** Start **
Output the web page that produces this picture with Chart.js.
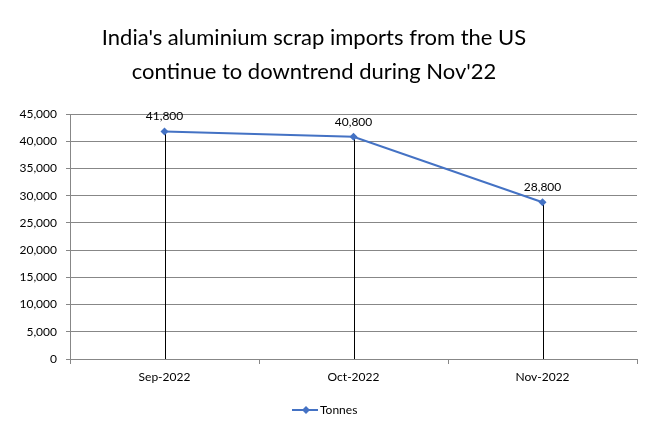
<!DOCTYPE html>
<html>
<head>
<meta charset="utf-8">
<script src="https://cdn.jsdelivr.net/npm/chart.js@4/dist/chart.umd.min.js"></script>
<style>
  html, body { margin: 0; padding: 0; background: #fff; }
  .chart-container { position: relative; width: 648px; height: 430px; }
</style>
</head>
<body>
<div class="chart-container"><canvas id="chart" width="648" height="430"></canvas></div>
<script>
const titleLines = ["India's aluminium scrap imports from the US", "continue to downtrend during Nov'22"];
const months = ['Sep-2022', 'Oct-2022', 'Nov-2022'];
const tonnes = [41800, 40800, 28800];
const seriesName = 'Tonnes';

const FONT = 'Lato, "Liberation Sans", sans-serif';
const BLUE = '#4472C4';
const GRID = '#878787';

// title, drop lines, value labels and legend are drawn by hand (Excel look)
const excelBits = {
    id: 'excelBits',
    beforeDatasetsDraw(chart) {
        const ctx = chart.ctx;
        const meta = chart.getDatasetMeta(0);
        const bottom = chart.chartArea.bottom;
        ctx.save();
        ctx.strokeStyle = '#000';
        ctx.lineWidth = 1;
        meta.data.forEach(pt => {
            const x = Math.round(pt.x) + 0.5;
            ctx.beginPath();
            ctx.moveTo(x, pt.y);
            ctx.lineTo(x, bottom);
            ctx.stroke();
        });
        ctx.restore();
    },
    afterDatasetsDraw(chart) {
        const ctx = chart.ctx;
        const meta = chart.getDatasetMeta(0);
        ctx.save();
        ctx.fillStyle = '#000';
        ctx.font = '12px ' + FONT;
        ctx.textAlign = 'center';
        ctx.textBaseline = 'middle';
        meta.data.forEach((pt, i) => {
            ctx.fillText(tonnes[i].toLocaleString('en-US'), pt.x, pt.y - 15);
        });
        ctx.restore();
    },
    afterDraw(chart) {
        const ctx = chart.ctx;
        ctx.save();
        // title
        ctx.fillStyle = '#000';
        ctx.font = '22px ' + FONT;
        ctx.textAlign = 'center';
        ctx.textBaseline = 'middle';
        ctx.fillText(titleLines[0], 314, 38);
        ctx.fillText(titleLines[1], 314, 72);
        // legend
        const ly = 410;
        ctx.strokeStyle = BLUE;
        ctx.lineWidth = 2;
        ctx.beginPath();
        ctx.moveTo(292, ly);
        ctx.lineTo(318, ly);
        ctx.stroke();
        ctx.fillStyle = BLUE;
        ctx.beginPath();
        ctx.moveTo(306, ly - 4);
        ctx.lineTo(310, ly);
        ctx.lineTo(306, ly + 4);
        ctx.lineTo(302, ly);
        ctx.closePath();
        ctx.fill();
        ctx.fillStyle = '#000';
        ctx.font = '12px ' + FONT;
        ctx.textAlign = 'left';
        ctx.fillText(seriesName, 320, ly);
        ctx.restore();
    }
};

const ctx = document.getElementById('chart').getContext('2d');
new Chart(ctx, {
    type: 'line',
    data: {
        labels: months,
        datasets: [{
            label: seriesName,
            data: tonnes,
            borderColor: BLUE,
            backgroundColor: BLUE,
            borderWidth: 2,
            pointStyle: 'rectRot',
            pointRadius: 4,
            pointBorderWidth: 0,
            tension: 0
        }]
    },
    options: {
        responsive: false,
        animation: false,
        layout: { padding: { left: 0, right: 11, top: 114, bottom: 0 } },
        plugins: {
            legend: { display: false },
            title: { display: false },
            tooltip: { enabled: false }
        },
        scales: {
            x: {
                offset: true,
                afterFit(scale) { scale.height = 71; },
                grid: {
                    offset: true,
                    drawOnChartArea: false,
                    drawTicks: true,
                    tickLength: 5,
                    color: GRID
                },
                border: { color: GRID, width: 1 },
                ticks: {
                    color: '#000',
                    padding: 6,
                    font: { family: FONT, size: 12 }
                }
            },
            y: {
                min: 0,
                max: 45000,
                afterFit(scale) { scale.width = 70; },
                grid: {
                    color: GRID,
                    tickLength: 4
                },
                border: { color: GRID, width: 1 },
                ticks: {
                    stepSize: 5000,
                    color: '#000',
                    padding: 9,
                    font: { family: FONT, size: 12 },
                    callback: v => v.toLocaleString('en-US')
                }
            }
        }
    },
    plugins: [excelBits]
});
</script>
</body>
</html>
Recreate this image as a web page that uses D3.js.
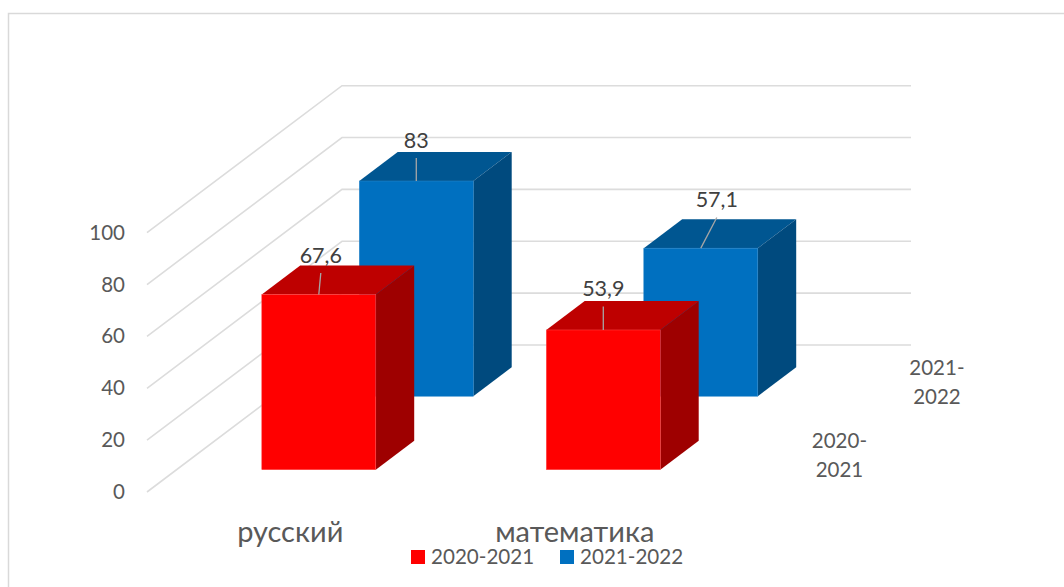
** End **
THE REQUEST -> Take the records above from their first line through the line with "const GRID = '#878787';" and set those lines down word for word, minus the pictures.

THE OUTPUT ->
Output the web page that produces this picture with Chart.js.
<!DOCTYPE html>
<html>
<head>
<meta charset="utf-8">
<script src="https://cdn.jsdelivr.net/npm/chart.js@4/dist/chart.umd.min.js"></script>
<style>
  html, body { margin: 0; padding: 0; background: #fff; }
  .chart-container { position: relative; width: 648px; height: 430px; }
</style>
</head>
<body>
<div class="chart-container"><canvas id="chart" width="648" height="430"></canvas></div>
<script>
const titleLines = ["India's aluminium scrap imports from the US", "continue to downtrend during Nov'22"];
const months = ['Sep-2022', 'Oct-2022', 'Nov-2022'];
const tonnes = [41800, 40800, 28800];
const seriesName = 'Tonnes';

const FONT = 'Lato, "Liberation Sans", sans-serif';
const BLUE = '#4472C4';
const GRID = '#878787';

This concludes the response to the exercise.